Whenever somebody asks me advice on what to do in Amsterdam or where to go for a daytrip, I always say the same thing.
Get out of Amsterdam. Go to Haarlem.
Now, I don’t have anything against Amsterdam – I’ve actually come to really like the Dutch capital – but it ain’t the Netherlands. Non-Randstad people would probably say that Haarlem isn’t exactly a window into the Dutch soul either, but hey, we’re going with baby steps.
I adore Haarlem, much to Paul’s dismay. I first went in 2011, only a few weeks after I arrived in the country. One of Paul’s best mates, Marlon, is from the city and he showed me his hometown, clearly pretty happy that I truly loved the place. (For longtime readers of the blog, this was the day when I fell off my bike into a sand dune after admiring some cows. Yep.)
You might not understand why Paul was so disappointed that I fell hard for Haarlem. At first, I didn’t either. But Paul’s from South Holland; the province that claims to be the most Dutch of all, with rough guttural ‘ggghhh’s and dark, brooding architecture. North Holland – with Haarlem its capital – is known for its nasal-y, almost American ‘rrr’s and pretty bell facades. Apparently Rotterdam (South Holland) earns all the money, The Hague (South Holland) divides it and Amsterdam (North Holland) spends it.
At the end of the day, though, aren’t they both people from Holland? They’re from the centre of the Netherlands, the region many foreigners mistakenly label as the entire country. They’re mainly Protestant (compared to the Catholics in Brabant and Limburg) and share a common modern history of the Eighty Years’ War against the Spanish and all the VOC exploration. Plus, the two provinces together are only about half the size of the Melbourne Metropolitan Area. The Netherlands really is tiny.
They’re actually not much different, in my honest opinion. But I wouldn’t dare say that at an Ajax-Feyenoord football match.
I’ve been back to Haarlem a few times over the past couple of years, always looking for any excuse to visit the city. People often assume that if Paul and I weren’t living in Dordrecht we would be in Amsterdam, but that’s not true. I’d choose Haarlem over its famous neighbour any day.

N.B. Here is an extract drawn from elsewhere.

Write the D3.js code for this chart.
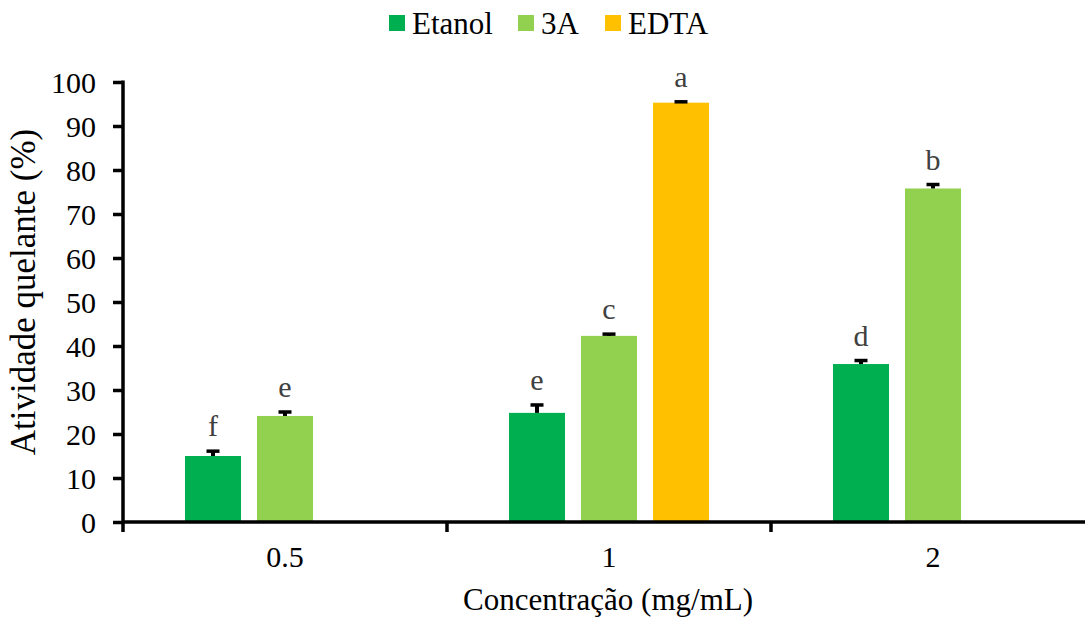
<!DOCTYPE html>
<html>
<head>
<meta charset="utf-8">
<script src="https://cdn.jsdelivr.net/npm/d3@7"></script>
</head>
<body style="margin:0">
<script>
// data
const categories = ['0.5', '1', '2'];
const seriesNames = ['Etanol', '3A', 'EDTA'];
const seriesColors = ['#00B050', '#92D050', '#FFC000'];

const etanolValues = [15.0, 24.8, 35.9];
const etanolErrors = [1.1, 1.8, 0.8];
const etanolLetters = ['f', 'e', 'd'];

const tresAValues = [24.1, 42.3, 75.8];
const tresAErrors = [0.9, 0.4, 0.9];
const tresALetters = ['e', 'c', 'b'];

const edtaValues = [null, 95.3, null];
const edtaErrors = [null, 0.2, null];
const edtaLetters = [null, 'a', null];

const yTicks = [0, 10, 20, 30, 40, 50, 60, 70, 80, 90, 100];

// build rows for the bars
const seriesValues = [etanolValues, tresAValues, edtaValues];
const seriesErrors = [etanolErrors, tresAErrors, edtaErrors];
const seriesLetters = [etanolLetters, tresALetters, edtaLetters];
const rows = [];
categories.forEach((c, i) => {
	seriesNames.forEach((s, j) => {
		if (seriesValues[j][i] == null) return;
		rows.push({
			cat: c,
			series: s,
			value: seriesValues[j][i],
			err: seriesErrors[j][i],
			letter: seriesLetters[j][i],
			color: seriesColors[j]
		});
	});
});

// dimension stuff
const width = 1085;
const height = 621;
const marginLeft = 123;
const marginTop = 82;
const plotBottom = 522;
const bandWidth = 324;
const serif = '"Liberation Serif"';
const fontSize = 30;

const $svg = d3.select('body').append('svg')
	.attr('width', width)
	.attr('height', height);

// scales
const scaleY = d3.scaleLinear()
	.domain([0, 100])
	.range([plotBottom, marginTop]);

const scaleX = d3.scaleBand()
	.domain(categories)
	.range([marginLeft, marginLeft + bandWidth * categories.length])
	.padding(0);

const scaleInner = d3.scaleBand()
	.domain(seriesNames)
	.range([bandWidth / 2 - 108, bandWidth / 2 + 108])
	.paddingInner(0.222)
	.paddingOuter(0.111);

// bars
const $vis = $svg.append('g').attr('class', 'g-vis');

$vis.selectAll('.bar')
	.data(rows)
	.enter()
	.append('rect')
	.attr('class', 'bar')
	.attr('x', d => scaleX(d.cat) + scaleInner(d.series))
	.attr('y', d => scaleY(d.value))
	.attr('width', scaleInner.bandwidth())
	.attr('height', d => plotBottom - scaleY(d.value))
	.attr('fill', d => d.color);

// error bars (upper only)
const cx = d => scaleX(d.cat) + scaleInner(d.series) + scaleInner.bandwidth() / 2;

$vis.selectAll('.err-stem')
	.data(rows)
	.enter()
	.append('line')
	.attr('class', 'err-stem')
	.attr('x1', cx)
	.attr('x2', cx)
	.attr('y1', d => scaleY(d.value))
	.attr('y2', d => scaleY(d.value + d.err))
	.attr('stroke', '#000')
	.attr('stroke-width', 4);

$vis.selectAll('.err-cap')
	.data(rows)
	.enter()
	.append('line')
	.attr('class', 'err-cap')
	.attr('x1', d => cx(d) - 6.5)
	.attr('x2', d => cx(d) + 6.5)
	.attr('y1', d => scaleY(d.value + d.err))
	.attr('y2', d => scaleY(d.value + d.err))
	.attr('stroke', '#000')
	.attr('stroke-width', 3.5);

// significance letters
$vis.selectAll('.letter')
	.data(rows)
	.enter()
	.append('text')
	.attr('class', 'letter')
	.attr('x', cx)
	.attr('y', d => scaleY(d.value + d.err) - 15)
	.attr('text-anchor', 'middle')
	.attr('font-size', fontSize)
	.attr('fill', '#404040')
	.style('font-family', serif)
	.text(d => d.letter);

// y axis
const $yAxis = $svg.append('g')
	.attr('class', 'g-axis-y')
	.attr('transform', `translate(${marginLeft}, 0)`)
	.call(d3.axisLeft(scaleY).tickValues(yTicks).tickSize(10).tickSizeOuter(0).tickPadding(17));

$yAxis.select('.domain')
	.attr('d', `M0,${marginTop - 1.5}V${plotBottom + 10}`)
	.attr('stroke-width', 3.5);
$yAxis.selectAll('.tick line').attr('stroke-width', 3.5);
$yAxis.selectAll('.tick text')
	.attr('font-size', fontSize)
	.attr('fill', '#000')
	.attr('dy', '0.34em')
	.style('font-family', serif);

// x axis: labels in band centres, ticks on band edges
const $xAxis = $svg.append('g')
	.attr('class', 'g-axis-x')
	.attr('transform', `translate(0, ${plotBottom})`)
	.call(d3.axisBottom(scaleX).tickSize(0).tickPadding(24));

$xAxis.select('.domain')
	.attr('d', `M${marginLeft},0H${width}`)
	.attr('stroke-width', 3.5);
$xAxis.selectAll('.tick text')
	.attr('font-size', fontSize)
	.attr('fill', '#000')
	.style('font-family', serif);

$xAxis.selectAll('.edge')
	.data(categories.slice(1))
	.enter()
	.append('line')
	.attr('class', 'edge')
	.attr('x1', d => scaleX(d))
	.attr('x2', d => scaleX(d))
	.attr('y1', 0)
	.attr('y2', 10)
	.attr('stroke', '#000')
	.attr('stroke-width', 3.5);

// axis titles
$svg.append('text')
	.attr('x', 608)
	.attr('y', 610)
	.attr('text-anchor', 'middle')
	.attr('font-size', 31)
	.style('font-family', serif)
	.text('Concentração (mg/mL)');

$svg.append('text')
	.attr('transform', 'translate(35, 292) rotate(-90)')
	.attr('text-anchor', 'middle')
	.attr('font-size', 35)
	.style('font-family', serif)
	.text('Atividade quelante (%)');

// legend
const legendX = [389, 518, 605];
const $legend = $svg.append('g').attr('class', 'g-legend');
const $item = $legend.selectAll('.legend-item')
	.data(seriesNames)
	.enter()
	.append('g')
	.attr('class', 'legend-item')
	.attr('transform', (d, i) => `translate(${legendX[i]}, 0)`);

$item.append('rect')
	.attr('x', 0)
	.attr('y', 15)
	.attr('width', 16)
	.attr('height', 16)
	.attr('fill', (d, i) => seriesColors[i]);

$item.append('text')
	.attr('x', 23)
	.attr('y', 34)
	.attr('font-size', 31)
	.style('font-family', serif)
	.text(d => d);
</script>
</body>
</html>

I spent a week in Haarlem early last year; I did some volunteer work at a media company in the centre of town and spent my lunch breaks walking the streets. A couple of weekends ago, Paul and I headed up to see Marlon and we spent practically a perfect day wandering around, watching Ajax in a pub, stuffing ourselves with Thai food and even going bowling. It was a Sunday, yet shops were open and the city just had a great buzz to it.
So what’s so good about it, you say? If you’re asking me what makes it stand out from the couple of dozen Dutch cities I’ve visited over the past three years, I’d be a bit stumped actually. It’s historic, losing thousands of citizens and buildings in the Spanish siege during the Eighty Years War, only to face similar destruction in a massive fire a decade later.
But it’s no more historic than other cities of Holland like Dordrecht, Delft, Gouda or Alkmaar. It’s got nice old buildings, but so do most cities. It’s got canals, bikes everywhere and the odd pretty church. Like everywhere.
But it’s the little things. I love the way that the canals are looked at, front and centre, rather than simply running behind buildings. There hardly seems to be any main roads in the middle of town; it’s instead a jumble of little lanes and hard-to-find nooks and crannies. The best little spots, in my opinion, are the little hofjes; tiny houses arranged around a communal garden. Haarlem seems to be full of them.
The city’s the centre of the tulip industry, with its rural outskirts turning every conceivable hue come spring. The Haarlemers also seem to love the sun more than any other Dutchies; you’ll see them sitting alfresco in the middle of February, their necks craned and their eyes closed, trying to get a bit of Vitamin D.
And yes, it is quite hipster. A lot of young people who can’t afford Amsterdam’s high rents have headed out here (it’s less than fifteen minutes away by train) and you can definitely see how they’ve made their mark. Tattoo parlours rub shoulders with boutiques like Scotch & Soda, and you can find cafes which offer not only high tea, but also ‘high wine’. One of the first things you see when you head out of Haarlem Station (my favourite train station in the country) is a fries shop. No biggie, you think? They sell vegan-friendly, biological fries.
My favourite hipster institution in Haarlem has got to be the Jopenkerk. If you know a bit of Dutch or German, straight away you’ll see that word and think, ‘hey, how can a church be hipster?’ Well, this one is pretty special; a few years ago the Jopen Brewery bought the neglected church and turned it into a microbrewery.
The vats sit in front of stained glass windows and you toss back their signature brews on pews. It’s hugely popular and for good reason; it’s one of my favourite pubs in Europe.
Haarlem’s got plenty of museums, but I haven’t been into any of them. I haven’t seen inside any churches, save the Jopenkerk. I haven’t bought any souvenirs, gone on a canal cruise or even eaten any (biological or otherwise) fries and mayo. But it feels livable, comfortable and laid-back. I’m already plotting my return.